======== Provided information
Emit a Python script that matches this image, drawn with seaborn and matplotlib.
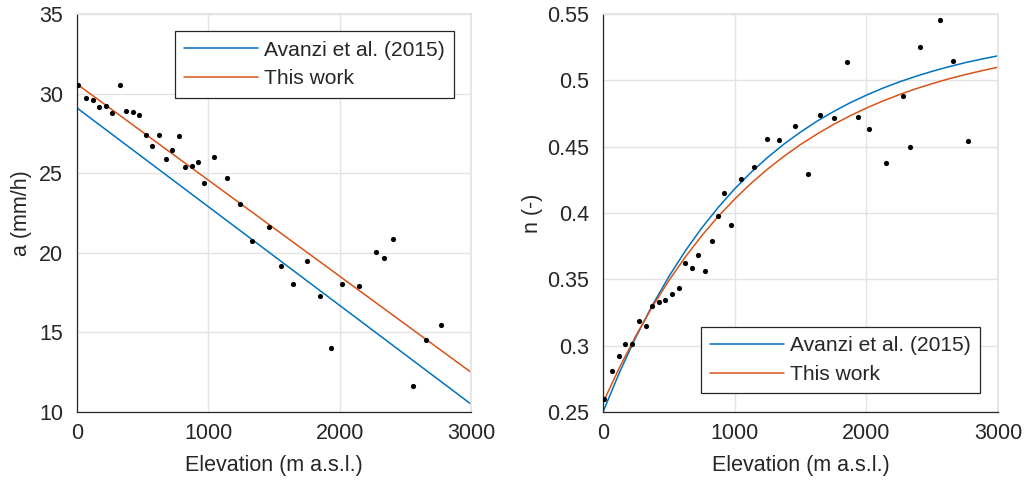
import numpy as np
import pandas as pd
import seaborn as sns
import matplotlib
matplotlib.use("Agg")
import matplotlib.pyplot as plt

# station elevations (m a.s.l.), shared by both panels
elevation = [10, 70, 120, 170, 220, 270, 325, 375, 425, 470, 525, 575, 625,
             675, 725, 775, 825, 875, 920, 970, 1045, 1145, 1245, 1335, 1460,
             1555, 1645, 1755, 1850, 1935, 2020, 2150, 2275, 2335, 2410, 2560,
             2655, 2770]

a_obs = [30.54, 29.7, 29.6, 29.14, 29.22, 28.8, 30.56, 28.9, 28.84, 28.63,
         27.38, 26.73, 27.38, 25.9, 26.48, 27.36, 25.37, 25.47, 25.68, 24.38,
         26.04, 24.68, 23.08, 20.76, 21.64, 19.19, 18.02, 19.5, 17.27, 14.0,
         18.06, 17.91, 20.03, 19.65, 20.85, 11.65, 14.54, 15.44]

n_obs = [0.2597, 0.2808, 0.2926, 0.3011, 0.3011, 0.3185, 0.3147, 0.3298,
         0.333, 0.3341, 0.3388, 0.3434, 0.362, 0.3587, 0.368, 0.3564, 0.3788,
         0.3974, 0.4152, 0.3909, 0.4258, 0.4348, 0.456, 0.4547, 0.4655,
         0.4293, 0.4738, 0.4713, 0.5138, 0.4726, 0.4633, 0.4374, 0.4884,
         0.4497, 0.5251, 0.5457, 0.5148, 0.4542]

# fitted lines for a (values read at both ends)
a_line_z = [0, 3000]
a_avanzi = [29.1, 10.5]
a_this = [30.6, 12.5]

# fitted curves for n, read every 125 m
n_curve_z = list(range(0, 3001, 125))
n_avanzi = [0.250, 0.2798, 0.3065, 0.3305, 0.3520, 0.3714, 0.3887, 0.4042,
            0.4182, 0.4307, 0.4419, 0.4520, 0.4610, 0.4692, 0.4764, 0.4830,
            0.4888, 0.4941, 0.4988, 0.5030, 0.5068, 0.5102, 0.5133, 0.5160,
            0.5185]
n_this = [0.257, 0.2835, 0.3075, 0.3293, 0.3490, 0.3668, 0.3829, 0.3974,
          0.4105, 0.4224, 0.4331, 0.4428, 0.4516, 0.4595, 0.4667, 0.4732,
          0.4791, 0.4844, 0.4892, 0.4936, 0.4975, 0.5011, 0.5043, 0.5072,
          0.5099]

labels = ["Avanzi et al. (2015)", "This work"]
colors = ["#0072BD", "#D95319"]

sns.set_theme(style="white")
plt.rcParams["font.family"] = ["Liberation Sans", "DejaVu Sans"]
plt.rcParams["font.size"] = 15

fig = plt.figure(figsize=(10.26, 4.88), dpi=100)
ax1 = fig.add_axes([0.0750, 0.1557, 0.3840, 0.8156])
ax2 = fig.add_axes([0.5877, 0.1557, 0.3850, 0.8156])

lines_a = pd.DataFrame({"z": a_line_z * 2,
                        "v": a_avanzi + a_this,
                        "model": [labels[0]] * 2 + [labels[1]] * 2})
lines_n = pd.DataFrame({"z": n_curve_z * 2,
                        "v": n_avanzi + n_this,
                        "model": [labels[0]] * len(n_curve_z) + [labels[1]] * len(n_curve_z)})
obs = pd.DataFrame({"z": elevation, "a": a_obs, "n": n_obs})

sns.lineplot(data=lines_a, x="z", y="v", hue="model", palette=colors,
             linewidth=1.1, ax=ax1, sort=False)
sns.scatterplot(data=obs, x="z", y="a", color="black", s=14, linewidth=0,
                ax=ax1, zorder=5)
sns.lineplot(data=lines_n, x="z", y="v", hue="model", palette=colors,
             linewidth=1.1, ax=ax2, sort=False)
sns.scatterplot(data=obs, x="z", y="n", color="black", s=14, linewidth=0,
                ax=ax2, zorder=5)

ax1.set_ylim(10, 35)
ax1.set_yticks([10, 15, 20, 25, 30, 35])
ax1.set_ylabel("a (mm/h)", fontsize=15.5, labelpad=5)
ax2.set_ylim(0.25, 0.55)
ax2.set_yticks([0.25, 0.3, 0.35, 0.4, 0.45, 0.5, 0.55])
ax2.set_yticklabels(["0.25", "0.3", "0.35", "0.4", "0.45", "0.5", "0.55"])
ax2.set_ylabel("n (-)", fontsize=15.5, labelpad=3)

for ax, loc in [(ax1, (0.249, 0.79)), (ax2, (0.248, 0.047))]:
    ax.set_xlim(0, 3000)
    ax.set_xticks([0, 1000, 2000, 3000])
    ax.set_xlabel("Elevation (m a.s.l.)", fontsize=15.5, labelpad=8)
    ax.grid(True, color="#e3e3e3", linewidth=1.0)
    ax.set_axisbelow(True)
    for side in ["top", "right"]:
        ax.spines[side].set_color("#e3e3e3")
    for side in ["left", "bottom"]:
        ax.spines[side].set_color("#262626")
        ax.spines[side].set_linewidth(0.9)
    ax.tick_params(direction="in", length=4, width=0.9, color="#262626",
                   labelsize=15.5, labelcolor="#262626")
    ax.tick_params(axis="x", pad=8)
    ax.tick_params(axis="y", pad=10)
    ax.xaxis.label.set_color("#262626")
    ax.yaxis.label.set_color("#262626")
    handles, _ = ax.get_legend_handles_labels()
    leg = ax.legend(handles[:2], labels, loc="lower left", bbox_to_anchor=loc,
                    fontsize=15.1, frameon=True, fancybox=False,
                    edgecolor="#262626", framealpha=1, handlelength=3.5,
                    handletextpad=0.3, borderpad=0.45, labelspacing=0.45,
                    borderaxespad=0)
    leg.get_frame().set_linewidth(0.9)

fig.savefig("out.png", dpi=100)
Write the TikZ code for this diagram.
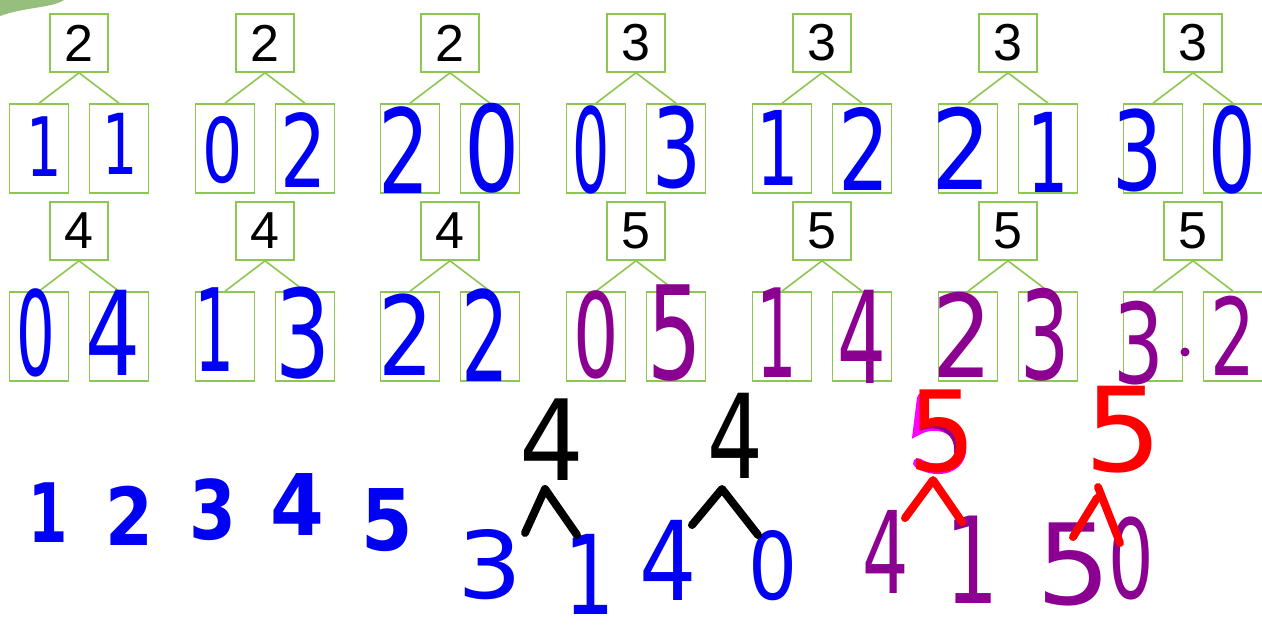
\documentclass[tikz,border=0pt]{standalone}
\usepackage{fontspec}
\usepackage{graphicx}
\setmainfont{Liberation Sans}
\newfontfamily\hwf{DejaVu Sans}
\newfontfamily\hwb{DejaVu Sans Bold}
\definecolor{bondgreen}{RGB}{141,198,80}
\definecolor{hblue}{RGB}{0,0,245}
\definecolor{hpurple}{RGB}{140,0,145}
\definecolor{hred}{RGB}{255,0,0}
\definecolor{hmag}{RGB}{255,0,255}
\definecolor{blobgreen}{RGB}{150,190,125}
\newcommand{\hd}[2]{\scalebox{#1}[1]{#2}}
\begin{document}
\begin{tikzpicture}[x=1pt,y=-1pt,
  box/.style={draw=bondgreen,line width=1.6pt,inner sep=0pt},
  topbox/.style={box,minimum width=58pt,minimum height=58pt,font=\fontsize{52}{52}\selectfont},
  partbox/.style={box,minimum width=59pt,minimum height=89pt},
  gl/.style={draw=bondgreen,line width=1.6pt},
  hw/.style={inner sep=0pt,font=\hwf\fontsize{#1}{#1}\selectfont},
  hwbold/.style={inner sep=0pt,font=\hwb\fontsize{#1}{#1}\selectfont},
  ink/.style={line width=8pt,line cap=round,line join=round}]
\fill[white] (0,0) rectangle (1262,630);
\useasboundingbox (0,0) rectangle (1262,630);
% green blob top-left
\fill[blobgreen] (0,0) -- (64,0) .. controls (52,8) and (25,7) .. (0,16) -- cycle;
% printed number bonds
\foreach \i/\c/\y/\t in {1/79/0/2, 2/265/0/2, 3/450/0/2, 4/636/0/3, 5/822/0/3, 6/1008/0/3, 7/1193/0/3,
  8/79/188/4, 9/265/188/4, 10/450/188/4, 11/636/188/5, 12/822/188/5, 13/1008/188/5, 14/1193/188/5}{
  \node[topbox] (t\i) at (\c,43+\y) {\t};
  \node[partbox] (l\i) at (\c-40,148.5+\y) {};
  \node[partbox] (r\i) at (\c+40,148.5+\y) {};
  \draw[gl] (t\i.south) -- (l\i.north);
  \draw[gl] (t\i.south) -- (r\i.north);
}
% handwritten answers row 1
\node[hw=82,text=hblue] (a1) at (44,147) {\hd{0.68}{1}};
\node[hw=84,text=hblue] (b1) at (120,144) {\hd{0.66}{1}};
\node[hw=89,text=hblue] (a2) at (223,150) {\hd{0.71}{0}};
\node[hw=101,text=hblue] (b2) at (304,150) {\hd{0.72}{2}};
\node[hw=117,text=hblue] (a3) at (404,150) {\hd{0.69}{2}};
\node[hw=119,text=hblue] (b3) at (492,148) {\hd{0.73}{0}};
\node[hw=117,text=hblue] (a4) at (591,150) {\hd{0.5}{0}};
\node[hw=110,text=hblue] (b4) at (677,147) {\hd{0.7}{3}};
\node[hw=103,text=hblue] (a5) at (778,148) {\hd{0.65}{1}};
\node[hw=112,text=hblue] (b5) at (864,149) {\hd{0.72}{2}};
\node[hw=111,text=hblue] (a6) at (962,148) {\hd{0.85}{2}};
\node[hw=110,text=hblue] (b6) at (1048,152) {\hd{0.59}{1}};
\node[hw=110,text=hblue] (a7) at (1138,150) {\hd{0.72}{3}};
\node[hw=117,text=hblue] (b7) at (1232,150) {\hd{0.64}{0}};
% row 2
\node[hw=117,text=hblue] (a8) at (36,333) {\hd{0.52}{0}};
\node[hw=117,text=hblue] (b8) at (113,333) {\hd{0.74}{4}};
\node[hw=115,text=hblue] (a9) at (215,330) {\hd{0.55}{1}};
\node[hw=122,text=hblue] (b9) at (303,333) {\hd{0.71}{3}};
\node[hw=110,text=hblue] (a10) at (406,335) {\hd{0.79}{2}};
\node[hw=125,text=hblue] (b10) at (485,335) {\hd{0.6}{2}};
\node[hw=117,text=hpurple] (a11) at (596,335) {\hd{0.61}{0}};
\node[hw=130,text=hpurple] (b11) at (675,333) {\hd{0.66}{5}};
\node[hw=123,text=hpurple] (a12) at (777,333) {\hd{0.52}{1}};
\node[hw=128,text=hpurple] (b12) at (862,337) {\hd{0.6}{4}};
\node[hw=115,text=hpurple] (a13) at (962,335) {\hd{0.82}{2}};
\node[hw=123,text=hpurple] (b13) at (1045,335) {\hd{0.63}{3}};
\node[hw=111,text=hpurple] (a14) at (1139,343) {\hd{0.72}{3}};
\node[hw=107,text=hpurple] (b14) at (1233,336) {\hd{0.66}{2}};
\fill[hpurple] (1185,352) circle (4.5);
% counting numbers
\node[hwbold=82,text=hblue] (n1) at (48,513) {\hd{0.69}{1}};
\node[hwbold=80,text=hblue] (n2) at (129,516) {\hd{0.86}{2}};
\node[hwbold=82,text=hblue] (n3) at (213,510) {\hd{0.82}{3}};
\node[hwbold=85,text=hblue] (n4) at (297,505) {\hd{0.91}{4}};
\node[hwbold=85,text=hblue] (n5) at (387,520) {\hd{0.87}{5}};
% hand-drawn bond A
\node[hw=112,text=black] (A) at (552,440) {\hd{0.91}{4}};
\node[hw=93,text=hblue] (Al) at (490,565) {\hd{1.1}{3}};
\node[hw=110,text=hblue] (Ar) at (590,574) {\hd{0.72}{1}};
\coordinate (Aa) at (545,489);
\coordinate (Al1) at (525,533);
\coordinate (Ar1) at (577,535);
\draw[ink,black] (Al1) -- (Aa) -- (Ar1);
% hand-drawn bond B
\node[hw=117,text=black] (B) at (735,436) {\hd{0.75}{4}};
\node[hw=110,text=hblue] (Bl) at (668,560) {\hd{0.82}{4}};
\node[hw=93,text=hblue] (Br) at (773,566) {\hd{0.83}{0}};
\coordinate (Ba) at (722,489);
\coordinate (Bl1) at (692,525);
\coordinate (Br1) at (758,535);
\draw[ink,black] (Bl1) -- (Ba) -- (Br1);
% hand-drawn bond C
\draw[line width=10pt,hmag,line cap=round] (922,398) -- (918,430) .. controls (935,420) and (963,428) .. (961,452) .. controls (958,470) and (935,474) .. (918,463);
\draw[line width=4pt,hpurple,line cap=round] (925,400) -- (922,428) .. controls (938,422) and (958,432) .. (956,452);
\node[hw=112,text=hred] (C) at (942,431) {\hd{0.95}{5}};
\node[hw=114,text=hpurple] (Cl) at (886,552) {\hd{0.64}{4}};
\node[hw=120,text=hpurple] (Cr) at (972,560) {\hd{0.7}{1}};
\coordinate (Ca) at (933,480);
\coordinate (Cl1) at (905,518);
\coordinate (Cr1) at (962,522);
\draw[ink,hred] (Cl1) -- (Ca) -- (Cr1);
% hand-drawn bond D
\node[hw=117,text=hred] (D) at (1124,430) {\hd{1.05}{5}};
\node[hw=112,text=hpurple] (Dl) at (1074,564) {\hd{1.05}{5}};
\node[hw=110,text=hpurple] (Dr) at (1131,558) {\hd{0.65}{0}};
\coordinate (Da) at (1098,487);
\coordinate (Db) at (1097,498);
\coordinate (Dr1) at (1120,543);
\coordinate (Dl1) at (1073,537);
\draw[ink,hred] (Da) -- (Dr1);
\draw[ink,hred] (Db) -- (Dl1);
\end{tikzpicture}
\end{document}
================
→ **Your instructions**
Tell how many lines above contain the word "seaborn". Give the number alone.

→ **Worked solution**
2